* start *
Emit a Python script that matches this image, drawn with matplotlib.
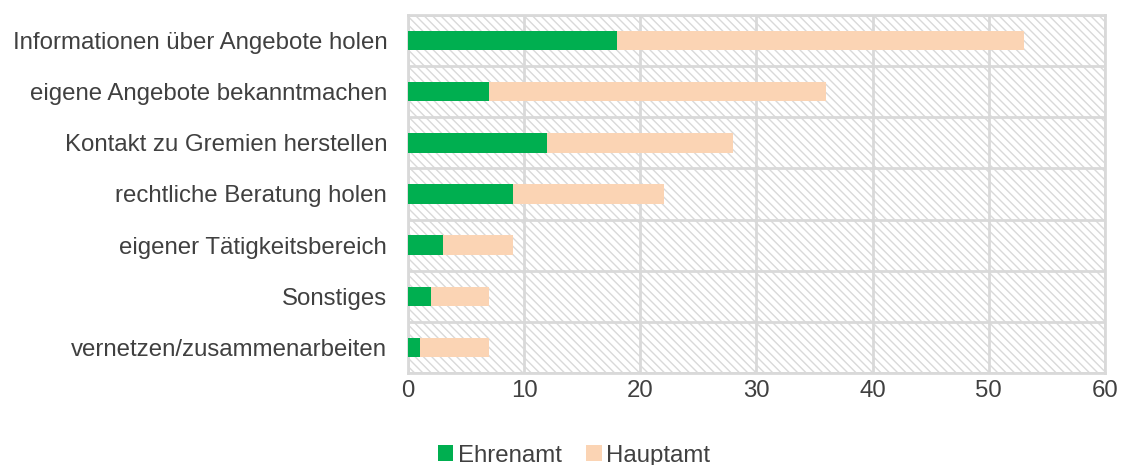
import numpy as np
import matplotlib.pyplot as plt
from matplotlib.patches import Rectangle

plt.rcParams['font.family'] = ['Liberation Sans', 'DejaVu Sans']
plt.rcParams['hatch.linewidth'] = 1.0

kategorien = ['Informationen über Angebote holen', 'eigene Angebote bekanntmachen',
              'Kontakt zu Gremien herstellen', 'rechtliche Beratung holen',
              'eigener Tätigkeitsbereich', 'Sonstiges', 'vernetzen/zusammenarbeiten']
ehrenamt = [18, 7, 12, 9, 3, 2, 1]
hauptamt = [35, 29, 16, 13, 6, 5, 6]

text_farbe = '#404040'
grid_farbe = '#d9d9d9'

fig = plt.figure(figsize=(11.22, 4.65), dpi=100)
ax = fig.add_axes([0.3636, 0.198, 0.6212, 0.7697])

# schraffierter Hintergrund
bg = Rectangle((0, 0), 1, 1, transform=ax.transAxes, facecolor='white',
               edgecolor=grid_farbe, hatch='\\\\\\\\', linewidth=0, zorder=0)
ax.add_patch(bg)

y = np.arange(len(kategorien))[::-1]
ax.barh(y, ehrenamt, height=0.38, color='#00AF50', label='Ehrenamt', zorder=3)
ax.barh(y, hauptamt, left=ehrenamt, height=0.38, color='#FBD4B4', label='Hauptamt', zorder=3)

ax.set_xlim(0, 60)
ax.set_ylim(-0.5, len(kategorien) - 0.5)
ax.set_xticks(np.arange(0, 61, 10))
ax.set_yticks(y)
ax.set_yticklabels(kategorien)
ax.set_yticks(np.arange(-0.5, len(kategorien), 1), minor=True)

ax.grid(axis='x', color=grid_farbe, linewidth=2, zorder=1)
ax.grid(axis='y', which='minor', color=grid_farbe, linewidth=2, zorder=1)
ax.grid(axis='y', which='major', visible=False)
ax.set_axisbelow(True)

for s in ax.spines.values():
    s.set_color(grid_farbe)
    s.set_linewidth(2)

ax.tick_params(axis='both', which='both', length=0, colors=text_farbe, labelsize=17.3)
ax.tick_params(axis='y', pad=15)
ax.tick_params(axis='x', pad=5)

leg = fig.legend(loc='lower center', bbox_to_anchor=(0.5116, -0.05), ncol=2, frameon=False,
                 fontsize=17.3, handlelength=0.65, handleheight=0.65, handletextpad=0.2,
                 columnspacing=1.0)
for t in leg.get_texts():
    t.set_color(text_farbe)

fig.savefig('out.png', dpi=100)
* end *
PROBLEM DETAILS :: Reproduce all of the data exactly; the pictures do not belong in the copy.

ANSWER FOR THIS EXERCISE ::
Emit a Python script that matches this image, drawn with matplotlib.
import numpy as np
import matplotlib.pyplot as plt
from matplotlib.patches import Rectangle

plt.rcParams['font.family'] = ['Liberation Sans', 'DejaVu Sans']
plt.rcParams['hatch.linewidth'] = 1.0

kategorien = ['Informationen über Angebote holen', 'eigene Angebote bekanntmachen',
              'Kontakt zu Gremien herstellen', 'rechtliche Beratung holen',
              'eigener Tätigkeitsbereich', 'Sonstiges', 'vernetzen/zusammenarbeiten']
ehrenamt = [18, 7, 12, 9, 3, 2, 1]
hauptamt = [35, 29, 16, 13, 6, 5, 6]

text_farbe = '#404040'
grid_farbe = '#d9d9d9'

fig = plt.figure(figsize=(11.22, 4.65), dpi=100)
ax = fig.add_axes([0.3636, 0.198, 0.6212, 0.7697])

# schraffierter Hintergrund
bg = Rectangle((0, 0), 1, 1, transform=ax.transAxes, facecolor='white',
               edgecolor=grid_farbe, hatch='\\\\\\\\', linewidth=0, zorder=0)
ax.add_patch(bg)

y = np.arange(len(kategorien))[::-1]
ax.barh(y, ehrenamt, height=0.38, color='#00AF50', label='Ehrenamt', zorder=3)
ax.barh(y, hauptamt, left=ehrenamt, height=0.38, color='#FBD4B4', label='Hauptamt', zorder=3)

ax.set_xlim(0, 60)
ax.set_ylim(-0.5, len(kategorien) - 0.5)
ax.set_xticks(np.arange(0, 61, 10))
ax.set_yticks(y)
ax.set_yticklabels(kategorien)
ax.set_yticks(np.arange(-0.5, len(kategorien), 1), minor=True)

ax.grid(axis='x', color=grid_farbe, linewidth=2, zorder=1)
ax.grid(axis='y', which='minor', color=grid_farbe, linewidth=2, zorder=1)
ax.grid(axis='y', which='major', visible=False)
ax.set_axisbelow(True)

for s in ax.spines.values():
    s.set_color(grid_farbe)
    s.set_linewidth(2)

ax.tick_params(axis='both', which='both', length=0, colors=text_farbe, labelsize=17.3)
ax.tick_params(axis='y', pad=15)
ax.tick_params(axis='x', pad=5)

leg = fig.legend(loc='lower center', bbox_to_anchor=(0.5116, -0.05), ncol=2, frameon=False,
                 fontsize=17.3, handlelength=0.65, handleheight=0.65, handletextpad=0.2,
                 columnspacing=1.0)
for t in leg.get_texts():
    t.set_color(text_farbe)

fig.savefig('out.png', dpi=100)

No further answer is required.